Building a Forecasting Framework for Supply Chain with R

It’s hard to beat the value-add of a good forecast in supply chain. Supply chains are long – thousands of miles with dozens of participants. Without a decent forecast you’ll end up with an abundance of waste in some way, shape, or form. We forecast for manufacturing products, securing transportation capacity, obtaining & using warehouse space & labor, and estimating product sales or order demand (among other things, obviously). Product demand typically feels like a good starting point since it drives those other upstream events. However, it’s also influenced by those upstream events. Having an expectation of product demand allows us to start thinking about how much we need to produce when and where. Production planning is influenced by demand expectations and demand expectations need to be influenced by production planning – it’s not a one way sequential street. This is ultimately why Sales & Operations Planning organizations exist – to attempt to coordinate this. Some businesses do this well. It’s a hard-as-hell problem, especially when you are dealing with millions of SKUs and billions of sales dollars per year. Good forecasting requires discipline and attention and the right tools. It’s helpful to have a framework when doing this. The paragraphs below are for both creators and consumers of a forecast because they highlight some very applicable real world challenges embedded in the problem. There are software platforms out there to help – such as ToolsGroup, but they are expensive and my guess is that with a bit of discipline and some open source software platforms you can still achieve a good forecast (or at least get you 95% of the way there. Enter R. (note that ToolsGroup does have a really good blog in this space).

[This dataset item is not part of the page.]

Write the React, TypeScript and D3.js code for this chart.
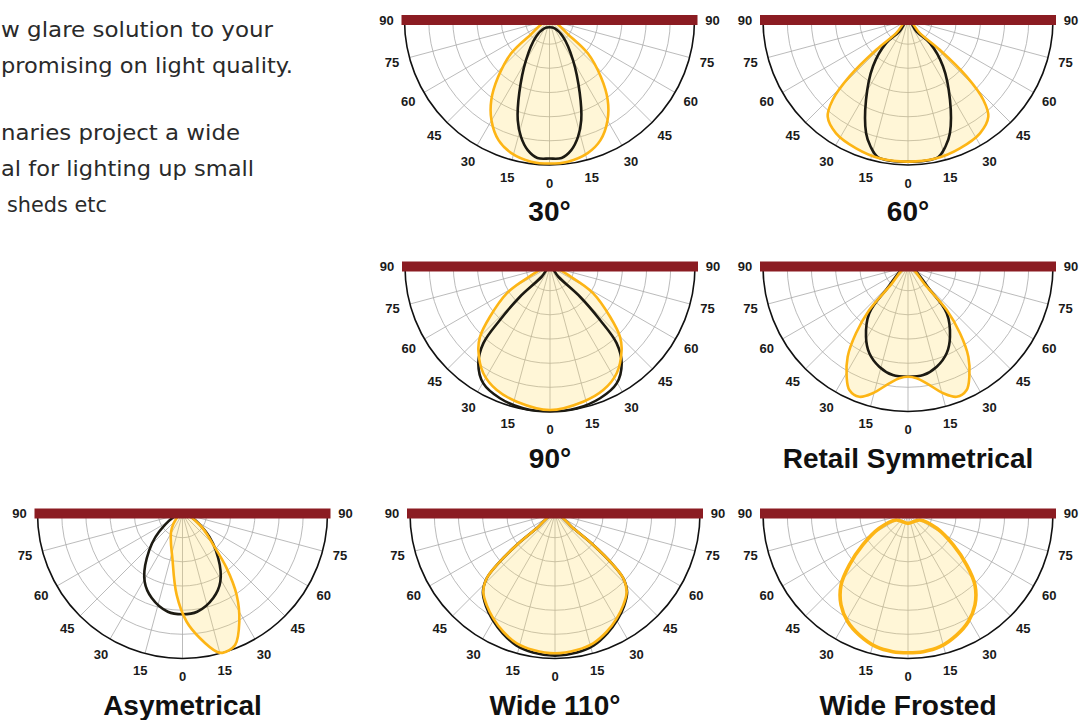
import React from "react";
import * as d3 from "d3";

// [angle from nadir in degrees (+ = right), relative intensity 0..1]
type Pt = [number, number];

const introLines = [
  "w glare solution to your",
  "promising on light quality.",
  "naries project a wide",
  "al for lighting up small",
  "sheds etc",
];

const tickAngles = [-90, -75, -60, -45, -30, -15, 0, 15, 30, 45, 60, 75, 90];
const spokeAngles = [-75, -60, -45, -30, -15, 0, 15, 30, 45, 60, 75];
const ringLevels = [0.167, 0.333, 0.5, 0.667, 0.833];

const titles = ["30°", "60°", "90°", "Retail Symmetrical", "Asymetrical", "Wide 110°", "Wide Frosted"];

// half profiles (right side, symmetric beams)
const beam30Yellow: Pt[] = [[0, 0.99], [7.4, 0.985], [16, 0.955], [23, 0.9], [30, 0.8], [36, 0.683], [42, 0.53], [49, 0.35], [52, 0.17], [0, 0]];
const beam30Black: Pt[] = [[0, 0.955], [5, 0.955], [9.5, 0.91], [13.7, 0.83], [17.6, 0.724], [22.5, 0.545], [30.4, 0.32], [39, 0.148], [32, 0.068], [0, 0.05]];

const beam60Yellow: Pt[] = [[0, 0.977], [11.7, 0.974], [22, 0.955], [32.4, 0.926], [39.7, 0.867], [43.3, 0.758], [46, 0.563], [46.8, 0.3], [42, 0.124], [0, 0]];
const beam60Black: Pt[] = [[0, 0.978], [7, 0.978], [12.5, 0.968], [16.5, 0.91], [20.3, 0.833], [27.7, 0.623], [37.1, 0.4], [43.4, 0.22], [36.6, 0.1], [0, 0]];

const beam90Yellow: Pt[] = [[0, 0.99], [13.8, 0.96], [23.3, 0.928], [32, 0.868], [40.6, 0.759], [44.9, 0.684], [50.1, 0.54], [58.2, 0.351], [63.1, 0.18], [0, 0]];
const beam90Black: Pt[] = [[0, 1.0], [10.7, 0.995], [20.8, 0.972], [29.7, 0.928], [36.5, 0.831], [41, 0.7], [43.1, 0.505], [44.8, 0.294], [39, 0.091], [0, 0]];

const retailYellow: Pt[] = [[0, 0.76], [4.4, 0.773], [9.1, 0.816], [15.6, 0.908], [20.5, 0.959], [25.4, 0.943], [29.1, 0.87], [33.8, 0.748], [37.9, 0.584], [41.7, 0.4], [42.8, 0.19], [0, 0]];
const retailBlack: Pt[] = [[0, 0.76], [8, 0.756], [16, 0.719], [24, 0.655], [30.9, 0.564], [39.6, 0.419], [43.1, 0.222], [0, 0]];

// asymmetric beam: full loop
const asymYellow: Pt[] = [[0, 0], [-36, 0.126], [-11.5, 0.339], [-4.1, 0.563], [2.2, 0.747], [8, 0.869], [13.9, 0.982], [16.2, 1.0], [21.8, 0.977], [27.7, 0.843], [33.6, 0.675], [38.9, 0.486], [44.4, 0.304], [56.7, 0.144]];
const asymBlack: Pt[] = [[0, 0.695], [8.5, 0.685], [20, 0.62], [29, 0.538], [38.6, 0.395], [52, 0.205], [0, 0]];

const wide110Yellow: Pt[] = [[0, 0.964], [9, 0.953], [16.4, 0.933], [23.6, 0.89], [30.5, 0.839], [36.7, 0.788], [42.5, 0.732], [46.5, 0.649], [48.5, 0.536], [50.6, 0.342], [51, 0.162], [0, 0]];
const wide110Black: Pt[] = [[0, 0.98], [9, 0.97], [16.4, 0.948], [23.6, 0.902], [30.5, 0.85], [36.7, 0.797], [42.5, 0.736], [46.5, 0.649], [48.5, 0.536], [50.6, 0.342], [51, 0.162], [0, 0]];

const frostedYellow: Pt[] = [[0, 0.96], [6.3, 0.959], [13.5, 0.945], [21.8, 0.903], [29.1, 0.854], [36.2, 0.782], [43.1, 0.676], [48.7, 0.539], [55.2, 0.38], [62.7, 0.223], [61.6, 0.094], [0, 0.068]];

const mirror = (half: Pt[]): Pt[] => [
  ...half,
  ...half.slice().reverse().filter((p) => p[0] !== 0).map(([a, r]) => [-a, r] as Pt),
];

const R = 145;
const LABEL_R = 163;

const layout = [
  { cx: 549.5, cy: 20 },
  { cx: 908, cy: 20 },
  { cx: 550, cy: 266.5 },
  { cx: 908, cy: 266.5 },
  { cx: 182.5, cy: 513.5 },
  { cx: 555, cy: 513.5 },
  { cx: 908, cy: 513.5 },
];

const curves: { yellow: Pt[]; black: Pt[] | null; thick?: boolean }[] = [
  { yellow: mirror(beam30Yellow), black: mirror(beam30Black) },
  { yellow: mirror(beam60Yellow), black: mirror(beam60Black) },
  { yellow: mirror(beam90Yellow), black: mirror(beam90Black) },
  { yellow: mirror(retailYellow), black: mirror(retailBlack) },
  { yellow: asymYellow, black: mirror(asymBlack) },
  { yellow: mirror(wide110Yellow), black: mirror(wide110Black) },
  { yellow: mirror(frostedYellow), black: null, thick: true },
];

const rScale = d3.scaleLinear().domain([0, 1]).range([0, R]);
const toRad = (deg: number) => Math.PI - (deg * Math.PI) / 180;

const radial = d3
  .lineRadial<Pt>()
  .angle((d) => toRad(d[0]))
  .radius((d) => rScale(d[1]))
  .curve(d3.curveCatmullRomClosed.alpha(0.5));

const ringPath = (r: number) => {
  const p = d3.path();
  p.moveTo(r, 0);
  p.arc(0, 0, r, 0, Math.PI);
  return p.toString();
};

const YELLOW = "#FDB515";
const BLACK = "#1c1a12";
const BAR = "#8B1C22";

function PolarChart({ i }: { i: number }) {
  const { cx, cy } = layout[i];
  const c = curves[i];
  return (
    <g transform={`translate(${cx},${cy})`}>
      {spokeAngles.map((a) => {
        const [x, y] = d3.pointRadial(toRad(a), rScale(1));
        return <line key={a} x1={0} y1={0} x2={x} y2={y} stroke="#a9a9a9" strokeWidth={0.8} />;
      })}
      {ringLevels.map((l) => (
        <path key={l} d={ringPath(rScale(l))} fill="none" stroke="#a9a9a9" strokeWidth={0.8} />
      ))}
      <path d={ringPath(rScale(1))} fill="none" stroke="#111" strokeWidth={1.6} />
      <path d={radial(c.yellow) || ""} fill="rgb(255,220,100)" fillOpacity={0.26} stroke="none" />
      {c.black && <path d={radial(c.black) || ""} fill="none" stroke={BLACK} strokeWidth={2.6} />}
      <path d={radial(c.yellow) || ""} fill="none" stroke={YELLOW} strokeWidth={c.thick ? 3.6 : 2.6} strokeLinejoin="round" />
      <rect x={-R - 3} y={-5} width={2 * R + 6} height={10} fill={BAR} />
      {tickAngles.map((a) => {
        const [x, y] = d3.pointRadial(toRad(a), LABEL_R);
        return (
          <text key={a} x={x} y={y} textAnchor="middle" dominantBaseline="central"
            fontFamily="Liberation Sans, Arial, sans-serif" fontWeight="bold" fontSize={13} fill="#1a1a1a">
            {Math.abs(a)}
          </text>
        );
      })}
      <text x={0} y={201} textAnchor="middle" fontFamily="Liberation Sans, Arial, sans-serif"
        fontWeight="bold" fontSize={28} fill="#111">
        {titles[i]}
      </text>
    </g>
  );
}

const introLeft = [1, 1, 1, 1, 7];
const introRight = [273, 293, 240, 254, 107];
const introBase = [36.5, 73, 139.5, 176, 212];

export default function App() {
  return (
    <svg width={1089} height={720} style={{ position: "absolute", left: 0, top: 0, background: "#fff" }}>
      {introLines.map((t, k) => (
        <text key={k} x={introLeft[k]} y={introBase[k]} textLength={introRight[k] - introLeft[k]}
          lengthAdjust="spacingAndGlyphs" fontFamily="DejaVu Sans, sans-serif"
          fontSize={22} fill="#2a2a2a">
          {t}
        </text>
      ))}
      {layout.map((_, i) => (
        <PolarChart key={i} i={i} />
      ))}
    </svg>
  );
}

Right from Wikipedia, “R is a programming language and free software environment for statistical computing and graphics supported by the R Foundation for Statistical Computing.” I don’t intend to include an Intro to R section, so here are some great resources that’ll bring you up to speed quickly; downloading and installing RStudio from RStudio.com, Intro to R on DataCamp.com, and for more advanced techniques Data Analysis with R on Udacity. However, the comments in the attached script (all the way at the bottom of the post) should suffice to allow you to follow along just fine (assuming you download and install RStudio). Note that R isn’t the only option, but in my humble opinion and experience it’s a good place to start (after spreadsheets of course).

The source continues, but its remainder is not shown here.